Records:

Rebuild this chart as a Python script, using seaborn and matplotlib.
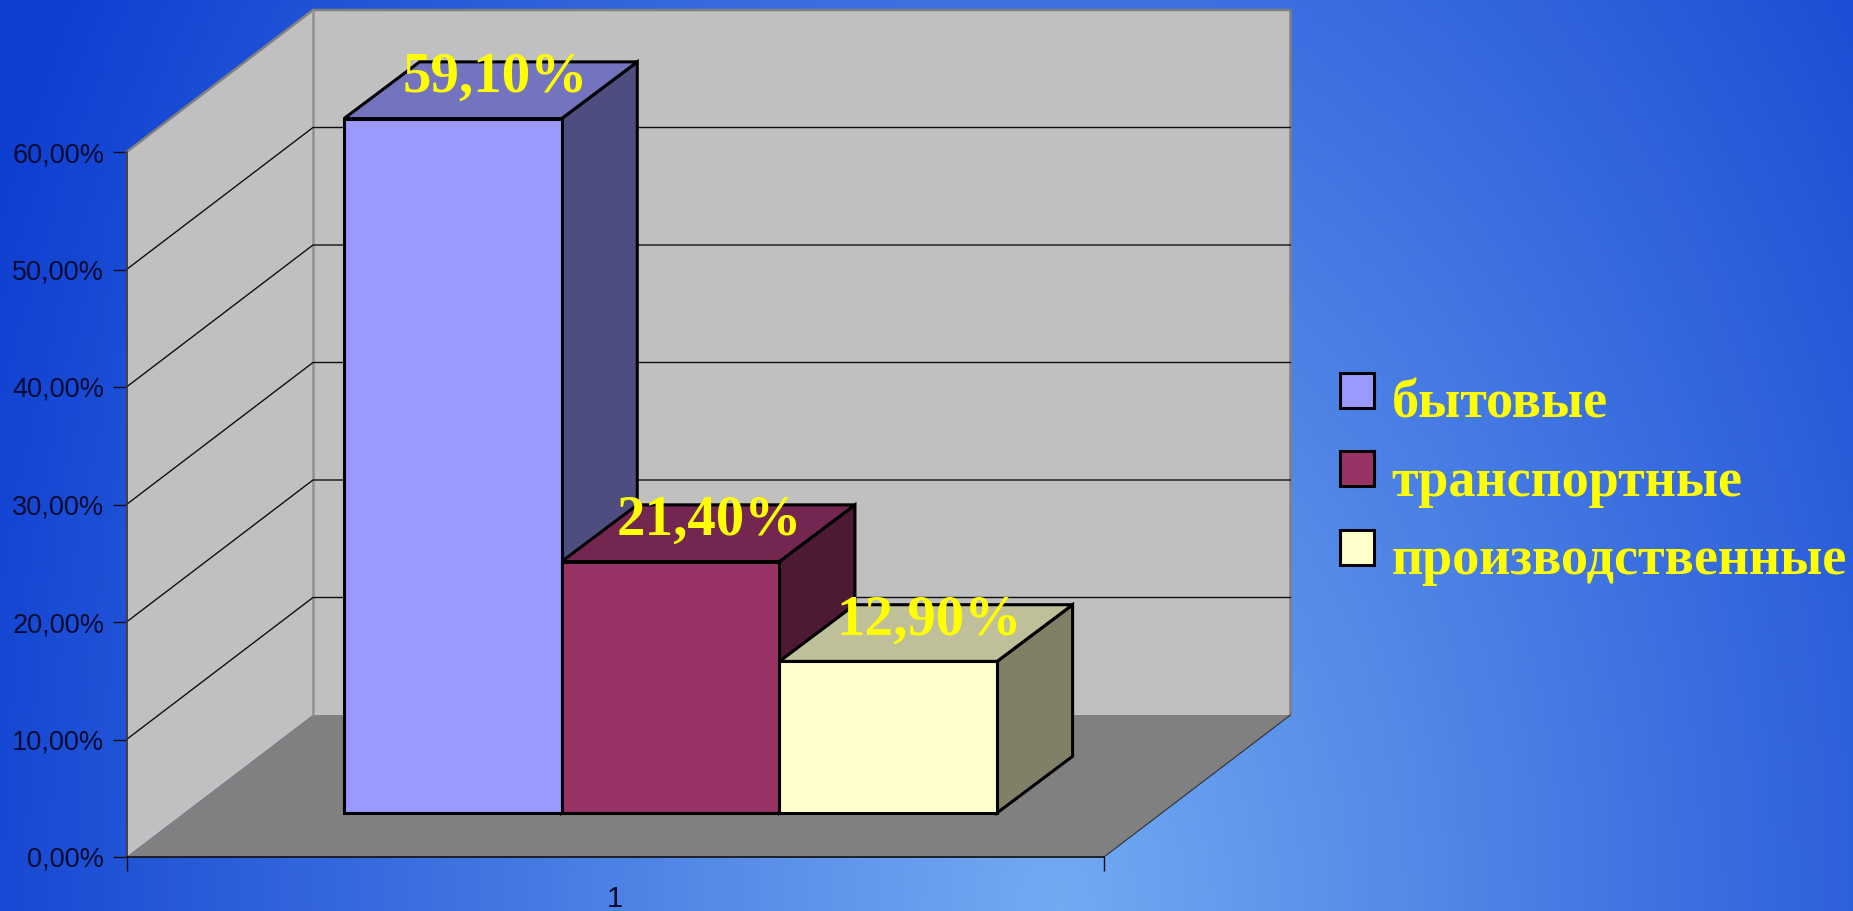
import numpy as np
import pandas as pd
import seaborn as sns
import matplotlib
matplotlib.use("Agg")
import matplotlib.pyplot as plt
from matplotlib.patches import Polygon

# data
kinds = ["бытовые", "транспортные", "производственные"]
values = [59.1, 21.4, 12.9]
group = ["1", "1", "1"]
y_ticks = [0, 10, 20, 30, 40, 50, 60]

front_colors = ["#9999ff", "#993366", "#ffffcc"]
top_colors = ["#7373bf", "#732650", "#bfbf99"]
side_colors = ["#4d4d80", "#4d1a33", "#808066"]
label_dx = [42, 39, 41]  # px, nudged off the bar centre

W, H = 1853, 911
sns.set_style("white")
plt.rcParams["font.family"] = ["Liberation Sans", "DejaVu Sans"]

df = pd.DataFrame({"group": group, "kind": kinds, "value": values})


def box(x0, x1, y0, y1):
    # pixel box (y from top) -> figure fraction rect
    return [x0 / W, 1 - y1 / H, (x1 - x0) / W, (y1 - y0) / H]


def pct(v):
    return f"{v:.2f}%".replace(".", ",")


fig = plt.figure(figsize=(W / 100, H / 100), dpi=100)

# background gradient
bg = fig.add_axes([0, 0, 1, 1], zorder=0)
xx, yy = np.meshgrid(np.linspace(0, 1, 500), np.linspace(0, 1, 300))
t = np.clip(np.sqrt(((xx - 0.57) / 0.62) ** 2 + ((yy - 1.0) / 1.9) ** 2), 0, 1)
inner = np.array([0.45, 0.67, 0.95])
outer = np.array([0.06, 0.25, 0.82])
img = inner + (outer - inner) * t[..., None]
bg.imshow(img, aspect="auto", extent=(0, 1, 0, 1), origin="upper")
bg.axis("off")

# walls and floor
frame = fig.add_axes(box(126.5, 1104, 152, 857), zorder=1)
frame.patch.set_visible(False)
frame.set_xlim(0, 1)
frame.set_ylim(0, 60)
DX, DY = 186.5 / 977.5, 142 / 11.75

wall_kw = dict(facecolor="#c0c0c0", edgecolor="none", clip_on=False)
frame.add_patch(Polygon([(0, 0), (DX, DY), (DX, 60 + DY), (0, 60)], **wall_kw))
frame.add_patch(Polygon([(DX, DY), (1 + DX, DY), (1 + DX, 60 + DY), (DX, 60 + DY)], **wall_kw))
frame.add_patch(Polygon([(0, 0), (1, 0), (1 + DX, DY), (DX, DY)], facecolor="#808080",
                        edgecolor="none", clip_on=False))
frame.plot([0, DX, 1 + DX, 1 + DX], [60, 60 + DY, 60 + DY, DY], color="#808080", lw=1.8, clip_on=False)
frame.plot([DX, DX], [DY, 60 + DY], color="#909090", lw=1.8, clip_on=False)
frame.plot([1, 1 + DX], [0, DY], color="#303030", lw=0.8, clip_on=False)
for v in y_ticks[1:-1]:
    frame.plot([0, DX, 1 + DX], [v, v + DY, v + DY], color="#101010", lw=1, clip_on=False)

frame.set_yticks(y_ticks)
frame.set_yticklabels([pct(v) for v in y_ticks], fontsize=19.5, color="#050a30")
frame.set_xticks([0, 1])
frame.set_xticklabels(["", ""])
frame.set_xticks([0.5], minor=True)
frame.set_xticklabels(group[:1], minor=True, fontsize=21, color="#050a30")
frame.tick_params(axis="y", length=10, width=1, color="#101010", left=True, pad=6)
frame.tick_params(axis="x", which="major", length=10, width=1, color="#101010", bottom=True)
frame.tick_params(axis="x", which="minor", length=0, pad=20)
for s in ["top", "right"]:
    frame.spines[s].set_visible(False)
frame.spines["left"].set_color("#303030")
frame.spines["left"].set_linewidth(1.2)
frame.spines["bottom"].set_color("#101010")
frame.spines["bottom"].set_linewidth(1.2)

# bars
ax = fig.add_axes(box(344, 997, 108, 813), zorder=2)
ax.patch.set_visible(False)
sns.barplot(data=df, x="group", y="value", hue="kind", hue_order=kinds, palette=front_colors,
            width=1, gap=0, edgecolor="black", linewidth=2.2, saturation=1, ax=ax)
ax.set_xlim(-0.5, 0.5)
ax.set_ylim(0, 60)
ax.set_xlabel("")
ax.set_ylabel("")
ax.set_xticks([])
ax.set_yticks([])
for s in ax.spines.values():
    s.set_visible(False)

bx, by = 75.6 / 653, 56.7 / 11.75
bars = [p for p in ax.patches if p.get_height() > 0]
for i, p in enumerate(bars):
    x0, x1, h = p.get_x(), p.get_x() + p.get_width(), p.get_height()
    edge = dict(edgecolor="black", linewidth=2.2, joinstyle="miter", clip_on=False, zorder=3 + i)
    ax.add_patch(Polygon([(x1, 0), (x1 + bx, by), (x1 + bx, h + by), (x1, h)], facecolor=side_colors[i], **edge))
    ax.add_patch(Polygon([(x0, h), (x0 + bx, h + by), (x1 + bx, h + by), (x1, h)], facecolor=top_colors[i], **edge))
    p.set_zorder(10 + i)
    p.set_clip_on(False)
    ax.text((x0 + x1) / 2 + label_dx[i] / 653, h + 41 / 11.75, pct(values[i]), ha="center", va="center",
            fontsize=41, fontweight="bold", family="Liberation Serif", color="#ffff00", zorder=20)

# legend
sns.move_legend(ax, "center left", bbox_to_anchor=(1340 / W, 1 - 475 / H), bbox_transform=fig.transFigure,
                title=None, frameon=False, fontsize=39, handlelength=0.62, handleheight=0.62,
                labelspacing=0.52, handletextpad=0.33, borderaxespad=0, borderpad=0)
leg = ax.get_legend()
leg.set_zorder(30)
for txt in leg.get_texts():
    txt.set_color("#ffff00")
    txt.set_family("Liberation Serif")
    txt.set_fontweight("bold")
    txt.set_y(-8)  # text sits a bit below the swatch

fig.savefig("out.png", dpi=100)
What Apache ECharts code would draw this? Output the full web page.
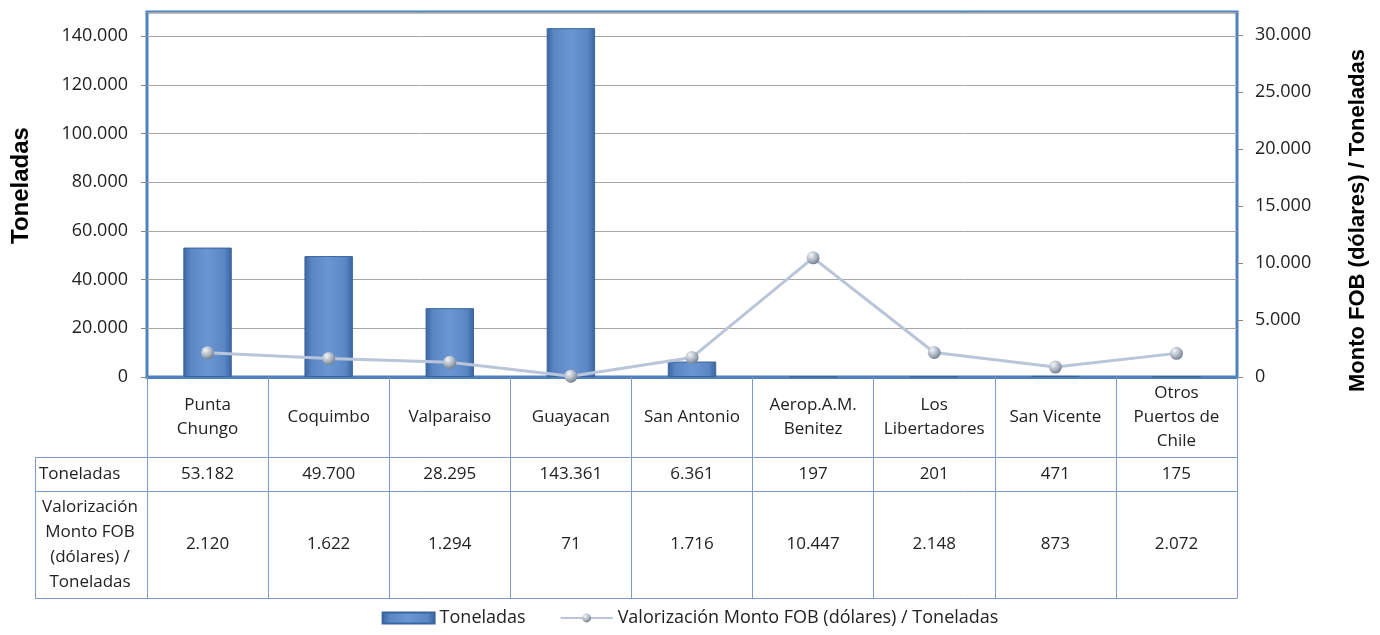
<!DOCTYPE html>
<html>
<head>
<meta charset="utf-8">
<script src="https://cdn.jsdelivr.net/npm/echarts@6/dist/echarts.min.js"></script>
<style>
  html, body { margin: 0; padding: 0; background: #fff; }
  #chart { width: 1380px; height: 635px; }
</style>
</head>
<body>
<div id="chart"></div>
<script>
    var puertos = ['Punta\nChungo', 'Coquimbo', 'Valparaiso', 'Guayacan', 'San Antonio',
        'Aerop.A.M.\nBenitez', 'Los\nLibertadores', 'San Vicente', 'Otros\nPuertos de\nChile'];
    var toneladas = [53182, 49700, 28295, 143361, 6361, 197, 201, 471, 175];
    var valorizacion = [2120, 1622, 1294, 71, 1716, 10447, 2148, 873, 2072];

    var serieBar = 'Toneladas';
    var serieLine = 'Valorización Monto FOB (dólares) / Toneladas';

    var FONT = 'Open Sans';
    var TITLE_FONT = 'Liberation Sans';
    var blue = '#4F81BD';
    var thin = '#7A9CCF';

    // miles con punto
    function fmt(v) {
        return String(v).replace(/\B(?=(\d{3})+(?!\d))/g, '.');
    }

    var chart = echarts.init(document.getElementById('chart'));

    var tableAxis = function (offset, extra) {
        return Object.assign({
            type: 'category',
            position: 'bottom',
            offset: offset,
            data: puertos,
            axisLine: {show: true, onZero: false, lineStyle: {color: thin, width: 1}},
            axisTick: {show: false},
            axisLabel: {show: false},
            splitLine: {show: false}
        }, extra || {});
    };

    var option = {
        animation: false,
        textStyle: {fontFamily: FONT},
        grid: {
            left: 147, right: 143, top: 12, bottom: 258,
            show: true, borderColor: blue, borderWidth: 3,
            containLabel: false,
            outerBoundsMode: 'none'
        },
        legend: {
            bottom: 3,
            left: 'center',
            itemGap: 34,
            itemWidth: 52,
            itemHeight: 11,
            textStyle: {fontFamily: FONT, fontSize: 18, color: '#222'},
            data: [
                {name: serieBar, icon: 'rect'},
                {name: serieLine}
            ]
        },
        xAxis: [
            {
                type: 'category',
                position: 'bottom',
                data: puertos,
                axisLine: {show: true, onZero: false, lineStyle: {color: blue, width: 3}},
                axisTick: {show: true, length: 221, interval: 0, lineStyle: {color: thin, width: 1}},
                axisLabel: {
                    interval: 0, margin: 40, verticalAlign: 'middle',
                    fontFamily: FONT, fontSize: 17, lineHeight: 24, color: '#222'
                },
                splitLine: {show: false}
            },
            tableAxis(80, {
                axisLabel: {
                    show: true, interval: 0, margin: 17, verticalAlign: 'middle',
                    fontFamily: FONT, fontSize: 17, color: '#222',
                    formatter: function (v, i) { return fmt(toneladas[i]); }
                }
            }),
            tableAxis(114, {
                axisLabel: {
                    show: true, interval: 0, margin: 53, verticalAlign: 'middle',
                    fontFamily: FONT, fontSize: 17, color: '#222',
                    formatter: function (v, i) { return fmt(valorizacion[i]); }
                }
            }),
            tableAxis(221)
        ],
        yAxis: [
            {
                type: 'value',
                min: 0, max: 150000, interval: 20000,
                name: 'Toneladas',
                nameLocation: 'middle',
                nameGap: 114,
                nameTextStyle: {
                    fontFamily: TITLE_FONT, fontSize: 24, fontWeight: 'bold', color: '#000',
                    padding: [0, 0, 0, 18]
                },
                axisLine: {show: false},
                axisTick: {show: true, length: 6, lineStyle: {color: '#888'}},
                axisLabel: {
                    fontFamily: FONT, fontSize: 18, color: '#222', margin: 19,
                    showMaxLabel: false,
                    formatter: function (v) { return fmt(v); }
                },
                splitLine: {show: true, lineStyle: {color: '#A6A6A6', width: 1}}
            },
            {
                type: 'value',
                min: 0, max: 32000, interval: 5000,
                name: 'Monto FOB (dólares) / Toneladas',
                nameLocation: 'middle',
                nameGap: 110,
                nameRotate: 90,
                nameTextStyle: {
                    fontFamily: TITLE_FONT, fontSize: 22, fontWeight: 'bold', color: '#000',
                    padding: [0, 52, 0, 0]
                },
                axisLine: {show: false},
                axisTick: {show: true, length: 6, lineStyle: {color: '#888'}},
                axisLabel: {
                    fontFamily: FONT, fontSize: 18, color: '#222', margin: 18,
                    showMaxLabel: false,
                    formatter: function (v) { return fmt(v); }
                },
                splitLine: {show: false}
            }
        ],
        series: [
            {
                name: serieBar,
                type: 'bar',
                xAxisIndex: 0,
                yAxisIndex: 0,
                barWidth: '40%',
                data: toneladas,
                itemStyle: {
                    borderColor: '#3C659E',
                    borderWidth: 1,
                    color: new echarts.graphic.LinearGradient(0, 0, 1, 0, [
                        {offset: 0, color: '#3A64A0'},
                        {offset: 0.15, color: '#5A86C4'},
                        {offset: 0.5, color: '#6A96D2'},
                        {offset: 0.85, color: '#5A86C4'},
                        {offset: 1, color: '#3A64A0'}
                    ])
                }
            },
            {
                name: serieLine,
                type: 'line',
                xAxisIndex: 0,
                yAxisIndex: 1,
                data: valorizacion,
                symbol: 'circle',
                symbolSize: 13,
                lineStyle: {color: '#B9C5D9', width: 3},
                itemStyle: {
                    color: new echarts.graphic.RadialGradient(0.35, 0.3, 0.75, [
                        {offset: 0, color: '#F4F6FA'},
                        {offset: 0.6, color: '#A8B1BF'},
                        {offset: 1, color: '#6F7A8A'}
                    ]),
                    borderWidth: 0
                },
                z: 5
            }
        ],
        graphic: [
            // columna de títulos de filas
            {type: 'line', shape: {x1: 35, y1: 457.5, x2: 147, y2: 457.5}, style: {stroke: thin, lineWidth: 1}},
            {type: 'line', shape: {x1: 35, y1: 491.5, x2: 147, y2: 491.5}, style: {stroke: thin, lineWidth: 1}},
            {type: 'line', shape: {x1: 35, y1: 598.5, x2: 147, y2: 598.5}, style: {stroke: thin, lineWidth: 1}},
            {type: 'line', shape: {x1: 35.5, y1: 457, x2: 35.5, y2: 599}, style: {stroke: thin, lineWidth: 1}},
            {
                type: 'text', x: 39, y: 474,
                style: {text: 'Toneladas', font: '17px "Open Sans"', fill: '#222', verticalAlign: 'middle'}
            },
            {
                type: 'text', x: 90, y: 545,
                style: {
                    text: 'Valorización\nMonto FOB\n(dólares) /\nToneladas',
                    font: '17px "Open Sans"', fill: '#222',
                    align: 'center', verticalAlign: 'middle', lineHeight: 25
                }
            }
        ]
    };

    chart.setOption(option);
</script>
</body>
</html>
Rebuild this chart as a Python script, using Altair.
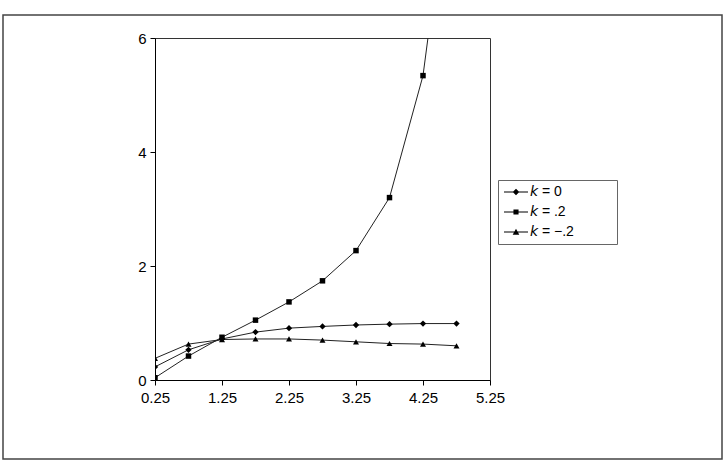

#### What to produce:
From the line that has "What Apache ECharts" through the line that has "var chart = echarts.init(document.getElementById('chart'));", reproduce each line exactly as it stands and nothing else; do not include any pictures.

#### Solution to this task:
What Apache ECharts code would draw this? Output the full web page.
<!DOCTYPE html>
<html>
<head>
<meta charset="utf-8">
<script src="https://cdn.jsdelivr.net/npm/echarts@6/dist/echarts.min.js"></script>
<style>
  html, body { margin: 0; padding: 0; background: #fff; }
  #chart { width: 1380px; height: 635px; }
</style>
</head>
<body>
<div id="chart"></div>
<script>
    var puertos = ['Punta\nChungo', 'Coquimbo', 'Valparaiso', 'Guayacan', 'San Antonio',
        'Aerop.A.M.\nBenitez', 'Los\nLibertadores', 'San Vicente', 'Otros\nPuertos de\nChile'];
    var toneladas = [53182, 49700, 28295, 143361, 6361, 197, 201, 471, 175];
    var valorizacion = [2120, 1622, 1294, 71, 1716, 10447, 2148, 873, 2072];

    var serieBar = 'Toneladas';
    var serieLine = 'Valorización Monto FOB (dólares) / Toneladas';

    var FONT = 'Open Sans';
    var TITLE_FONT = 'Liberation Sans';
    var blue = '#4F81BD';
    var thin = '#7A9CCF';

    // miles con punto
    function fmt(v) {
        return String(v).replace(/\B(?=(\d{3})+(?!\d))/g, '.');
    }

    var chart = echarts.init(document.getElementById('chart'));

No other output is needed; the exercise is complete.